- [WHAT THIS TASK INVOLVES]:
Leave out all pictures and give back precisely the lines from the line with "Emit a Python" to the line with "capsize=3, capthick=0.9)", including those two lines.

________________________

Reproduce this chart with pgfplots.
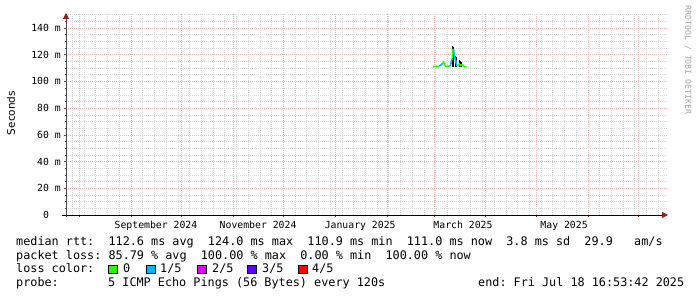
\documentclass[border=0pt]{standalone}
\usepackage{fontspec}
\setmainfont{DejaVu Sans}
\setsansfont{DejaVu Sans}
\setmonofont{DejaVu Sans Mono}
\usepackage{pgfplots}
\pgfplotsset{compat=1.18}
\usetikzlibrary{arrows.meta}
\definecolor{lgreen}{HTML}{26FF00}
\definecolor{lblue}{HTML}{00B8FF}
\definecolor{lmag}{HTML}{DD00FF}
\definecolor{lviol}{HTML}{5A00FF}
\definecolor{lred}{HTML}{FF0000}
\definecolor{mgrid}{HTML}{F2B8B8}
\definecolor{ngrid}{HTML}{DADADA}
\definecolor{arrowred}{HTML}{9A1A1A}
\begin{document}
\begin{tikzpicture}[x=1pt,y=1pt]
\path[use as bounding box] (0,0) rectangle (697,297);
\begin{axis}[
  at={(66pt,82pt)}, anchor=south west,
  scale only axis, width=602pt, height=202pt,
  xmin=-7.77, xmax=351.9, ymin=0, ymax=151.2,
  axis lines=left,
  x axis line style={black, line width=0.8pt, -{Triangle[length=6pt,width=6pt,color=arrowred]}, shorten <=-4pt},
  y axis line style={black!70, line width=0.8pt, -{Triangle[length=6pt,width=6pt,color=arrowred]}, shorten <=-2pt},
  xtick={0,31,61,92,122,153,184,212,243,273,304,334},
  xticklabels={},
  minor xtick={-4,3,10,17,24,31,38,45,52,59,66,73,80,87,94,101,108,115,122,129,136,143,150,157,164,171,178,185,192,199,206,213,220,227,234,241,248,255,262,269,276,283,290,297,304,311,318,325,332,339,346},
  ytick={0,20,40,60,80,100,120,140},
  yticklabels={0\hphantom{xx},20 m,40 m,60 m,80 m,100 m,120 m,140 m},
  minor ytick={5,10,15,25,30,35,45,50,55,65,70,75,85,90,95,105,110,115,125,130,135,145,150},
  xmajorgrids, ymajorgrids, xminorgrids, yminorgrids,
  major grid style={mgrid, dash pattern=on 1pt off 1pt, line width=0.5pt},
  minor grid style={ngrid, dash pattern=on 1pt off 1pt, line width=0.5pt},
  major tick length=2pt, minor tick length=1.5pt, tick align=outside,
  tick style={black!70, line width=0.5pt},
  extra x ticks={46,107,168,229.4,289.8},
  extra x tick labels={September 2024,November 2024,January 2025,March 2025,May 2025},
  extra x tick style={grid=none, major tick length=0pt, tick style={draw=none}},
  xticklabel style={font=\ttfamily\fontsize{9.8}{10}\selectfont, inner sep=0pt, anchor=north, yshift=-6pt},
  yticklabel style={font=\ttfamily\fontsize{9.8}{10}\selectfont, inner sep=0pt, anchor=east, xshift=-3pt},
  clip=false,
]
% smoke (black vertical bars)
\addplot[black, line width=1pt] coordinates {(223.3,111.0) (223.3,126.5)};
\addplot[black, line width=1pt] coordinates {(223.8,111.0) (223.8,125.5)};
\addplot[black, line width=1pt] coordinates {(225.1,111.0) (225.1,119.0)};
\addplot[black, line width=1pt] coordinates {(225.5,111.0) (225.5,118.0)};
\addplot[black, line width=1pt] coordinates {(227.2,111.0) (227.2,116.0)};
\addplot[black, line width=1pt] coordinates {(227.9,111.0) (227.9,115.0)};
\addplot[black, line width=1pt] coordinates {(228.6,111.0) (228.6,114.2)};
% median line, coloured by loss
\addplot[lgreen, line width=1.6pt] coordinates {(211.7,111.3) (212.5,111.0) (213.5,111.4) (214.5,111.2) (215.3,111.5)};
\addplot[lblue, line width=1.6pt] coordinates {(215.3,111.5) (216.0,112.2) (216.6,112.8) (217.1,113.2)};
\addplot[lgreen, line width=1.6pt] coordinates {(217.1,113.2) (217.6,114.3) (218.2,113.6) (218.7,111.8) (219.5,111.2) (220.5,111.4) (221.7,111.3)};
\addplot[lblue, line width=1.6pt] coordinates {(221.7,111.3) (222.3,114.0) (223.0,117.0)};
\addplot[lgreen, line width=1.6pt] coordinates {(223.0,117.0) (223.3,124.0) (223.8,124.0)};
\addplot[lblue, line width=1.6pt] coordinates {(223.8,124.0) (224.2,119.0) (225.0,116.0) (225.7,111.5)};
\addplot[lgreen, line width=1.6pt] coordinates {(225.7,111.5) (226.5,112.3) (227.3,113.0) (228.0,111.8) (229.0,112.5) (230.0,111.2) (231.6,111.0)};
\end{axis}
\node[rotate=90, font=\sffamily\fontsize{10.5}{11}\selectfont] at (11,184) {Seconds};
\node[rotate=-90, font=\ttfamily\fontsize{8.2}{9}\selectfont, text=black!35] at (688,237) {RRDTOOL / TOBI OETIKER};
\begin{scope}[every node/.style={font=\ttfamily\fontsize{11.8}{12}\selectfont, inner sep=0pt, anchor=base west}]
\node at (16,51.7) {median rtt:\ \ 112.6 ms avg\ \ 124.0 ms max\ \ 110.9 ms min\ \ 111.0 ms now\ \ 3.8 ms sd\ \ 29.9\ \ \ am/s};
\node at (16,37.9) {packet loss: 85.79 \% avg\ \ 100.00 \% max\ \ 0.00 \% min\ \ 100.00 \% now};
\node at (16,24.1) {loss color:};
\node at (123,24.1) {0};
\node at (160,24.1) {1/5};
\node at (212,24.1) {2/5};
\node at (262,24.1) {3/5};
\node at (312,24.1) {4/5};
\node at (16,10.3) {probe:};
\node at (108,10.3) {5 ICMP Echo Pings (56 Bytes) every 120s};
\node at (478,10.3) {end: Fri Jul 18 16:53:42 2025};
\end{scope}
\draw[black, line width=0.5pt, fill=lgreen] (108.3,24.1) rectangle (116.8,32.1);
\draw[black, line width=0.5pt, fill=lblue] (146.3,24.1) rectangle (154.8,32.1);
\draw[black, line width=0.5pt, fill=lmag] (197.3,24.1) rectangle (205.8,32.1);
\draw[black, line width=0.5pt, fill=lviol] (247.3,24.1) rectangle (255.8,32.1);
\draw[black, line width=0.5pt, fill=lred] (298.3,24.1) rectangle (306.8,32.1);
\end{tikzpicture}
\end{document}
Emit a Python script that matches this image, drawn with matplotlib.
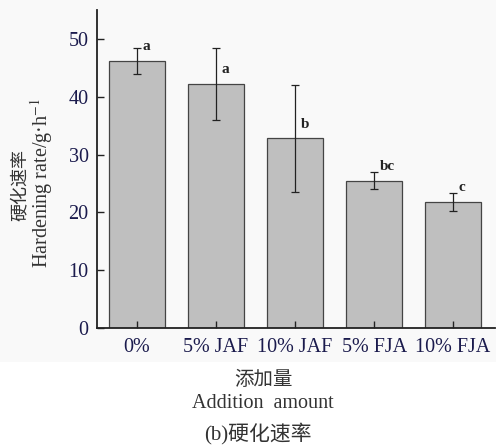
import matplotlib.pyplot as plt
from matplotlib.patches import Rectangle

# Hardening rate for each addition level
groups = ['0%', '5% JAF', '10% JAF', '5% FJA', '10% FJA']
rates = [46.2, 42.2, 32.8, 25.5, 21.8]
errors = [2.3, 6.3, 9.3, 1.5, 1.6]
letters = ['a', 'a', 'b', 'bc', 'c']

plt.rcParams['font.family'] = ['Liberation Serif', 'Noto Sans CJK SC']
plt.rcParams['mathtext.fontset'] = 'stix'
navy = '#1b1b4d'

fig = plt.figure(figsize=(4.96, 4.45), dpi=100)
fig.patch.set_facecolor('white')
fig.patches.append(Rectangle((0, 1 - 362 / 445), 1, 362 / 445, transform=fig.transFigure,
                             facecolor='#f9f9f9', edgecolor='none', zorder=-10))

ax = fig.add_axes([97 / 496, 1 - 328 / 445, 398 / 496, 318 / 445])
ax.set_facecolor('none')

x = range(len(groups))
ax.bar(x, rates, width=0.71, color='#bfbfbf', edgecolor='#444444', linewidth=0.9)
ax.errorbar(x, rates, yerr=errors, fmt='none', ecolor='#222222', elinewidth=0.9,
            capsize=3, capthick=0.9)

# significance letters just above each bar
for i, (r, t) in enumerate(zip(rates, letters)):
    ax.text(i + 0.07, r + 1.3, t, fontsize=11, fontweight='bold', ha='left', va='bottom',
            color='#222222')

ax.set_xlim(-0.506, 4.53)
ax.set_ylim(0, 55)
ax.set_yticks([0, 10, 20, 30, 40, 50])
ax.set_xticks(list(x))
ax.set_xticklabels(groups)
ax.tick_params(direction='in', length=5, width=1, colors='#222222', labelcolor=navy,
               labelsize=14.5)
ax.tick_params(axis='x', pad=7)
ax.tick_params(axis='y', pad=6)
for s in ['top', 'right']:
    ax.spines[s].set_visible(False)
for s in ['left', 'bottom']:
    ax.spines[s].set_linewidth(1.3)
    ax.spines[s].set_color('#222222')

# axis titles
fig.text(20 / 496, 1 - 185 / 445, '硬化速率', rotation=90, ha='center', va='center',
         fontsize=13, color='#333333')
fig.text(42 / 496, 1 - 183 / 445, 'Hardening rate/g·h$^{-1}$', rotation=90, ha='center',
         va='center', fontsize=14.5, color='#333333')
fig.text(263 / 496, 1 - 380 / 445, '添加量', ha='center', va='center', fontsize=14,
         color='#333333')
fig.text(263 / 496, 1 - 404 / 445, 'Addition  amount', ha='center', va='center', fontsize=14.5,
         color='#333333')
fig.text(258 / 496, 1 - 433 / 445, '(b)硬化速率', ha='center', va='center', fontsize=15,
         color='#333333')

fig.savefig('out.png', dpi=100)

________________________

- [SOLUTION]:
Emit a Python script that matches this image, drawn with matplotlib.
import matplotlib.pyplot as plt
from matplotlib.patches import Rectangle

# Hardening rate for each addition level
groups = ['0%', '5% JAF', '10% JAF', '5% FJA', '10% FJA']
rates = [46.2, 42.2, 32.8, 25.5, 21.8]
errors = [2.3, 6.3, 9.3, 1.5, 1.6]
letters = ['a', 'a', 'b', 'bc', 'c']

plt.rcParams['font.family'] = ['Liberation Serif', 'Noto Sans CJK SC']
plt.rcParams['mathtext.fontset'] = 'stix'
navy = '#1b1b4d'

fig = plt.figure(figsize=(4.96, 4.45), dpi=100)
fig.patch.set_facecolor('white')
fig.patches.append(Rectangle((0, 1 - 362 / 445), 1, 362 / 445, transform=fig.transFigure,
                             facecolor='#f9f9f9', edgecolor='none', zorder=-10))

ax = fig.add_axes([97 / 496, 1 - 328 / 445, 398 / 496, 318 / 445])
ax.set_facecolor('none')

x = range(len(groups))
ax.bar(x, rates, width=0.71, color='#bfbfbf', edgecolor='#444444', linewidth=0.9)
ax.errorbar(x, rates, yerr=errors, fmt='none', ecolor='#222222', elinewidth=0.9,
            capsize=3, capthick=0.9)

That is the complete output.